Dear GEPers,


Colleagues and I have a new article out that examines political polarization 
over environmental protection in the US from 1974 to 2012, employing the NORC 
spending item.  While it focuses on the US, obviously, it may help shed slight 
on our odd situation relative to most of the rest of the industrialized world 
when it comes to polarization over environmental issues.   It also provides 
support for the argument that Peter Jacques and I and several others have made 
that the dissolution of the USSR in 1991 and the rise of global 
environmentalism (symbolized by the 1992 Rio Summit) stimulated the 
Conservative Movement (especially elites) to substitute a "green scare" for the 
declining red one.  Below is the title/abstract.  SSR is widely available in 
libraries so if you're interested you should be able to find it.



Riley Dunlap



"Political polarization on support for government spending on environmental 
protection in the USA, 1974-2012,"  Social Science Research 48 (2014):251-260.

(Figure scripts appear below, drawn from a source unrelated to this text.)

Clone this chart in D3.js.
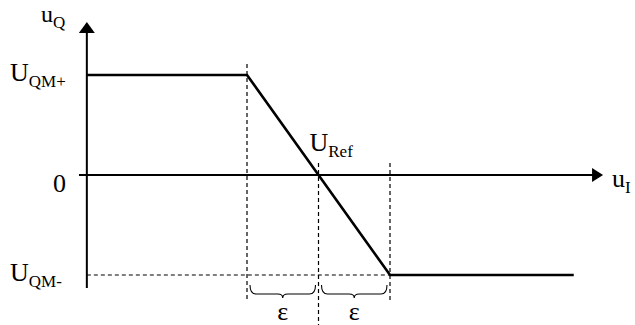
<!DOCTYPE html>
<html><head><meta charset="utf-8">
<script src="https://cdn.jsdelivr.net/npm/d3@7"></script>
<style>html,body{margin:0;padding:0;background:#fff}svg{display:block}text{font-family:"Liberation Serif","Times New Roman",serif;fill:#000}</style>
</head><body>
<script>
// Data (uI in units of epsilon around URef, uQ normalised to UQM)
const curveUI = [-3.24, -1, 1, 3.57];
const curveUQ = [1, 1, -1, -1];
const levelValues = [1, 0, -1];
const levelMain = ["U", "0", "U"];
const levelSub = ["QM+", "", "QM-"];
const guideUI = [-1, 0, 1];
const braceRanges = [[-1, 0], [0, 1]];
const braceLabels = ["ε", "ε"];

const W = 635, H = 325;
const x = d3.scaleLinear().domain([-1, 1]).range([247, 390]);
const y = d3.scaleLinear().domain([-1, 1]).range([275, 75]);
const svg = d3.select("body").append("svg").attr("width", W).attr("height", H);

const x0 = x(curveUI[0]);
// dashed guides
const dash = svg.append("g").attr("stroke", "#000").attr("stroke-width", 1.2).attr("stroke-dasharray", "4,3").attr("fill", "none");
dash.append("line").attr("x1", x0).attr("x2", x(1)).attr("y1", y(-1)).attr("y2", y(-1));
const guideTop = [1.11, 0.12, 0.12], guideBot = [-1.27, -1.5, -1.25];
guideUI.forEach((g, i) => {
  dash.append("line").attr("x1", x(g)).attr("x2", x(g)).attr("y1", y(guideTop[i])).attr("y2", y(guideBot[i]));
});

// axes
const ax = svg.append("g").attr("stroke", "#000").attr("stroke-width", 2);
ax.append("line").attr("x1", x0).attr("x2", x0).attr("y1", y(1.42)).attr("y2", y(-1.13));
ax.append("line").attr("x1", x(-3.35)).attr("x2", x(3.84)).attr("y1", y(0)).attr("y2", y(0));
// arrowheads
const tipY = y(1.53), tipX = x(3.98);
svg.append("path").attr("d", `M${x0},${tipY} L${x0-8},${tipY+11} L${x0+8},${tipY+11} Z`).attr("fill", "#000");
svg.append("path").attr("d", `M${tipX},${y(0)} L${tipX-11},${y(0)-7} L${tipX-11},${y(0)+7} Z`).attr("fill", "#000");

// curve
svg.append("path")
  .datum(curveUI.map((u, i) => [u, curveUQ[i]]))
  .attr("d", d3.line().x(d => x(d[0])).y(d => y(d[1])))
  .attr("fill", "none").attr("stroke", "#000").attr("stroke-width", 2.6);

// braces
function brace(xa, xb, yt) {
  const xm = (xa + xb) / 2, ym = yt + 9, yl = yt + 13;
  return `M${xa},${yt} Q${xa},${ym} ${xa+6},${ym} L${xm-5},${ym} Q${xm},${ym} ${xm},${yl} Q${xm},${ym} ${xm+5},${ym} L${xb-6},${ym} Q${xb},${ym} ${xb},${yt}`;
}
braceRanges.forEach((r, i) => {
  const xa = x(r[0]) + 3, xb = x(r[1]) - 3;
  svg.append("path").attr("d", brace(xa, xb, 285)).attr("fill", "none").attr("stroke", "#000").attr("stroke-width", 1.1);
  svg.append("text").attr("x", (xa + xb) / 2).attr("y", 320).attr("text-anchor", "middle").attr("font-size", 26).text(braceLabels[i]);
});

// level labels
levelValues.forEach((v, i) => {
  const t = svg.append("text").attr("y", y(v) + (v === 0 ? 17 : 6)).attr("x", v === 0 ? 53 : 10).attr("font-size", 26);
  t.append("tspan").text(levelMain[i]);
  if (levelSub[i]) t.append("tspan").attr("font-size", 17).attr("dy", 6).text(levelSub[i]);
});

// URef
const ur = svg.append("text").attr("x", x(0) - 9).attr("y", 151).attr("font-size", 26);
ur.append("tspan").text("U");
ur.append("tspan").attr("font-size", 17).attr("dy", 6).text("Ref");

// axis labels
const uq = svg.append("text").attr("x", 41).attr("y", 22).attr("font-size", 24);
uq.append("tspan").text("u");
uq.append("tspan").attr("font-size", 17).attr("dy", 6).text("Q");
const ui = svg.append("text").attr("x", 612).attr("y", 187).attr("font-size", 26);
ui.append("tspan").text("u");
ui.append("tspan").attr("font-size", 17).attr("dy", 6).text("I");
</script>
</body></html>
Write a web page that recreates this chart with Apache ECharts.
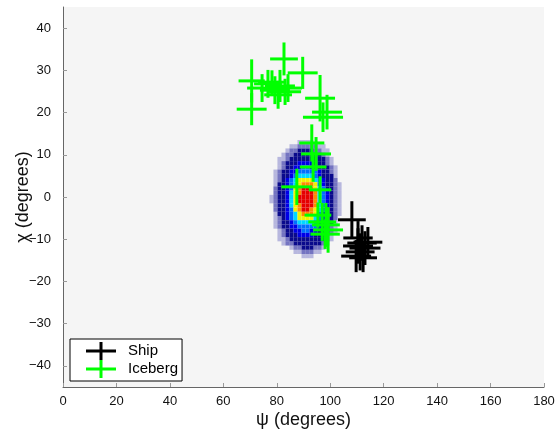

Aaron M. McCright, Chenyang Xiao and Riley E. Dunlap



ABSTRACT:



Since the early 1990s, the American conservative movement has become 
increasingly hostile

toward environmental protection and Congressional Republicans have become 
increasingly

anti-environmental in their voting records. Party sorting theory holds that such

political polarization among elites will likely extend to the general public. 
Analyzing General

Social Survey data from 1974 to 2012, we examine whether political polarization 
has

occurred on support for government spending on environmental protection over 
this time

period in the US general public. We find that there has been significant 
partisan and ideological

polarization on support for environmental spending since 1992--consistent with

the expectations of party sorting theory. This political polarization on 
environmental concern

in the general public will likely endure save for political convergence on 
environmental

concern among elites in the near future. Such polarization likely will inhibit 
the further

development and implementation of environmental policy and the diffusion of 
environmentally

friendly behaviors.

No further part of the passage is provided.